The good news is that, if we ask for every rational *other than 1* to appear exactly once, then it is possible!

Here’s a sketch of an inductive construction (decode with rot13): Svk lbhe snibevgr beqrevat bs gur engvbanyf. Tvira fbzr cnegvnyyl pbafgehpgrq frdhrapr F, yrg a or gur fznyyrfg vagrtre abg va F, naq yrg c/d or gur rneyvrfg engvbany va lbhe beqrevat gung qbrfa’g nccrne nf n pbafrphgvir dhbgvrag va F. Rkgraq F ol n srj ryrzragf gb vagebqhpr a naq dhbgvrag c/d (naq yvxryl fbzr bgure vagrtref naq dhbgvragf), orvat pnershy abg gb vagebqhpr nal ercrgvgvbaf (V’z bzvggvat qrgnvyf urer — guvf vf gur sha fgrc gb chmmyr guebhtu!). Ercrngvat guvf pbhagnoyl znal gvzrf ohvyqf gur qrfverq frdhrapr: vaqrrq, gur xgu vagrtre naq engvbany ahzore ner nppbhagrq sbe orpnhfr gurl ner sbepvoyl vafregrq ba fgrc x vs gurl qba’g nccrne fbbare, naq jr jrer fher arire gb perngr ercrngf.

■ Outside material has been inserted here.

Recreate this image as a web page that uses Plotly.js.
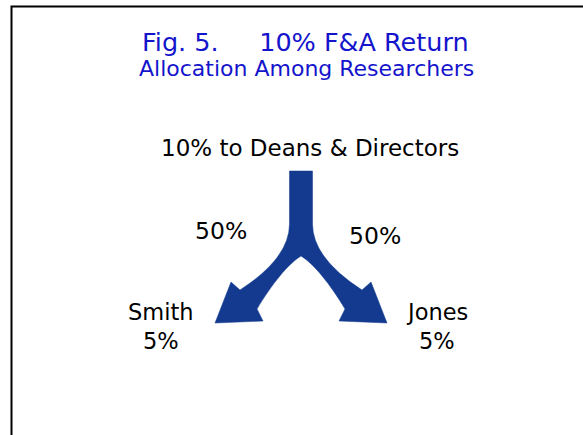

Note: I assumed “positive integer” and “positive rational” above, but 0 and negatives can be handled in much the same way. Just make sure your sequence starts with 0 to avoid trying to divide by it.

• Maria Gillespie on said:

Thanks for sharing, and for the spoiler encoding, Zach! I’ll think about it before reading your solution, but it’s exciting to know it exists. 🙂

2. Carlos on said:

Hi Maria,
Great post! I’d like to add that the second construction has a connection with the Euclid algorithm for the gcd: If you go backwards, you change to (a,a-b) (if you suppose a > b, of course).

3. Alex Kruckman on said:

Here’s a silly answer to your last question: 1 is a rational, so to achieve all rationals, some integer is going to have to be repeated twice in a row. I think (but haven’t checked carefully) that it’s not hard to get all rationals strictly between 0 and 1 via a strictly increasing sequence of integers. But it’s a good question whether you can get all positive rationals, excluding 1, without repetitions….

• Maria Gillespie on said:

Indeed, thanks for pointing that out! Looks like Zach knows such a solution, above, that gets all the rationals except 1.

4. Allen K. on said:

“The Cat in Numberland” is a great picture book with a proof of this, taking place in a hotel whose proprietor looks just like Hilbert.